Sementara itu, di pasar valuta asing, dolar AS berada di bawah tekanan kuat akibat ekspektasi pelonggaran moneter yang semakin agresif oleh The Fed. Indeks dolar AS (DXY) merosot ke level 98,659, semakin menjauh dari puncaknya di 100,250 yang dicapai pekan lalu. Terhadap yen Jepang, dolar AS melemah ke 147,24, menyusul penurunan 2,3% pada Jumat. Euro menguat menjadi US$ 1,1585, sedangkan pound sterling relatif stabil di US$ 1,3287 menjelang keputusan suku bunga Bank of England yang dinantikan pekan ini.

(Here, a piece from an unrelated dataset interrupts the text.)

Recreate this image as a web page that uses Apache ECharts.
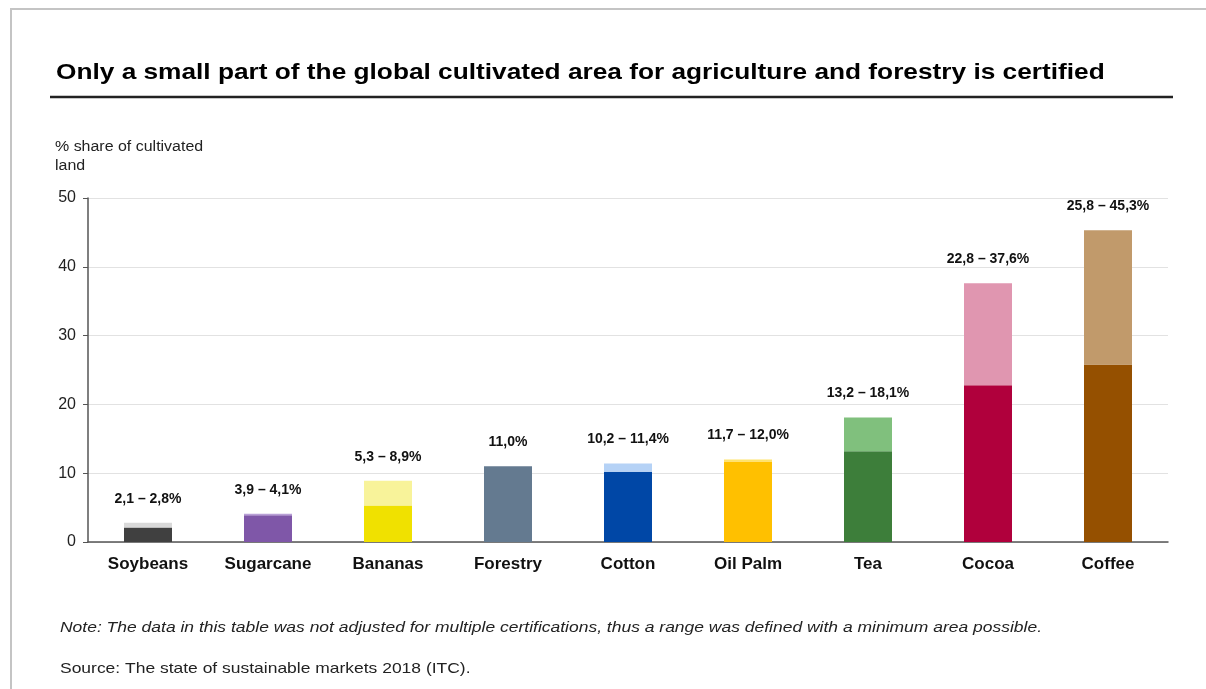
<!DOCTYPE html>
<html>
<head>
<meta charset="utf-8">
<script src="https://cdn.jsdelivr.net/npm/echarts@6/dist/echarts.min.js"></script>
<style>
html,body{margin:0;padding:0;background:#fff;}
#frame{position:absolute;left:10px;top:8px;width:1300px;height:800px;border-top:2px solid #c4c4c4;border-left:2px solid #c4c4c4;}
#chart{position:absolute;left:0;top:0;width:1206px;height:689px;}
</style>
</head>
<body>
<div id="frame"></div>
<div id="chart"></div>
<script>
var categories = ['Soybeans','Sugarcane','Bananas','Forestry','Cotton','Oil Palm','Tea','Cocoa','Coffee'];
var minValues = [2.1, 3.9, 5.3, 11.0, 10.2, 11.7, 13.2, 22.8, 25.8];
var maxValues = [2.8, 4.1, 8.9, 11.0, 11.4, 12.0, 18.1, 37.6, 45.3];
var darkColors = ['#404040','#7f57a8','#f0e100','#647a90','#0047a6','#ffc000','#3d7e3a','#b0003c','#955000'];
var lightColors = ['#d9d9d9','#b9a0d6','#f8f39a','#647a90','#b5d2f6','#ffe36a','#80c07d','#e096b0','#c19a6b'];
var yTicks = [0, 10, 20, 30, 40, 50];

function fmt(v){ return v.toFixed(1).replace('.', ','); }

var chart = echarts.init(document.getElementById('chart'), null, {renderer:'canvas'});
var FONT = '"Liberation Sans", Arial, sans-serif';

var option = {
  animation: false,
  textStyle: {fontFamily: FONT},
  grid: {left: 88, right: 38, top: 198, bottom: 147, containLabel: false},
  xAxis: {
    type: 'category',
    data: categories,
    axisLine: {lineStyle: {color: '#555', width: 1.5}},
    axisTick: {show: false},
    axisLabel: {color: '#111', fontWeight: 'bold', fontSize: 17, margin: 14, fontFamily: FONT}
  },
  yAxis: {
    type: 'value',
    min: yTicks[0],
    max: yTicks[yTicks.length-1],
    interval: 10,
    axisLine: {show: true, lineStyle: {color: '#555', width: 1.5}},
    axisTick: {show: true, length: 5, lineStyle: {color: '#555'}},
    axisLabel: {color: '#222', fontSize: 16, margin: 12, fontFamily: FONT},
    splitLine: {lineStyle: {color: '#e2e2e2', width: 1}}
  },
  series: [
    {
      type: 'bar',
      stack: 'range',
      barWidth: 48,
      data: minValues.map(function(v, i){ return {value: v, itemStyle: {color: darkColors[i]}}; })
    },
    {
      type: 'bar',
      stack: 'range',
      barWidth: 48,
      data: maxValues.map(function(v, i){ return {value: +(v - minValues[i]).toFixed(2), itemStyle: {color: lightColors[i]}}; }),
      label: {
        show: true,
        position: 'top',
        distance: 17,
        color: '#111',
        fontWeight: 'bold',
        fontSize: 14,
        fontFamily: FONT,
        formatter: function(p){
          var i = p.dataIndex;
          if (minValues[i] === maxValues[i]) return fmt(maxValues[i]) + '%';
          return fmt(minValues[i]) + ' – ' + fmt(maxValues[i]) + '%';
        }
      }
    }
  ],
  graphic: [
    {type: 'text', x: 56, y: 62, scaleX: 1.193, style: {text: 'Only a small part of the global cultivated area for agriculture and forestry is certified', font: 'bold 22px ' + FONT, fill: '#000', verticalAlign: 'top'}},
    {type: 'line', shape: {x1: 50, y1: 97, x2: 1173, y2: 97}, style: {stroke: '#222', lineWidth: 2.5}},
    {type: 'text', x: 55, y: 138, scaleX: 1.14, style: {text: '% share of cultivated\nland', font: '14px ' + FONT, fill: '#222', lineHeight: 19, verticalAlign: 'top'}},
    {type: 'text', x: 60, y: 620, scaleX: 1.165, style: {text: 'Note: The data in this table was not adjusted for multiple certifications, thus a range was defined with a minimum area possible.', font: 'italic 15px ' + FONT, fill: '#222', verticalAlign: 'top'}},
    {type: 'text', x: 60, y: 661, scaleX: 1.164, style: {text: 'Source: The state of sustainable markets 2018 (ITC).', font: '15px ' + FONT, fill: '#222', verticalAlign: 'top'}}
  ]
};
chart.setOption(option);
</script>
</body>
</html>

Insentif PPN & Suku Bunga Turun, Saham Properti Masih Seksi di Semester II-2025
Minyak dan Emas
Di pasar komoditas, harga minyak kembali menunjukkan pelemahan. Ini terjadi setelah aliansi produsen minyak OPEC+ menyetujui peningkatan produksi yang signifikan untuk bulan September, efektif menghapus pemangkasan sebesar 2,2 juta barel per hari yang telah diberlakukan tahun lalu. Imbasnya, harga minyak mentah Brent turun 0,6% menjadi US$ 69,24 per barel, dan minyak West Texas Intermediate (WTI) juga melemah 0,6% ke level US$ 66,93 per barel.
Sementara itu, harga emas terpantau relatif datar di level US$ 3.361 per troi ons, setelah sebelumnya mencatat kenaikan impresif lebih dari 2% pada perdagangan Jumat lalu.
Ringkasan
Bursa saham Asia dibuka melemah mengikuti Wall Street akibat kekhawatiran prospek ekonomi AS dan ekspektasi pemangkasan suku bunga oleh The Fed. Laporan tenaga kerja AS yang mengecewakan dan kekhawatiran politisasi kebijakan The Fed memicu ekspektasi pemangkasan suku bunga yang lebih agresif, melemahkan dolar AS.
Di pasar komoditas, harga minyak turun setelah OPEC+ setuju meningkatkan produksi. Sementara itu, pasar saham Asia menunjukkan performa yang bervariasi, dengan beberapa indeks mengalami penurunan signifikan, sementara yang lain justru menguat. Pasar valuta asing menunjukkan dolar AS di bawah tekanan kuat.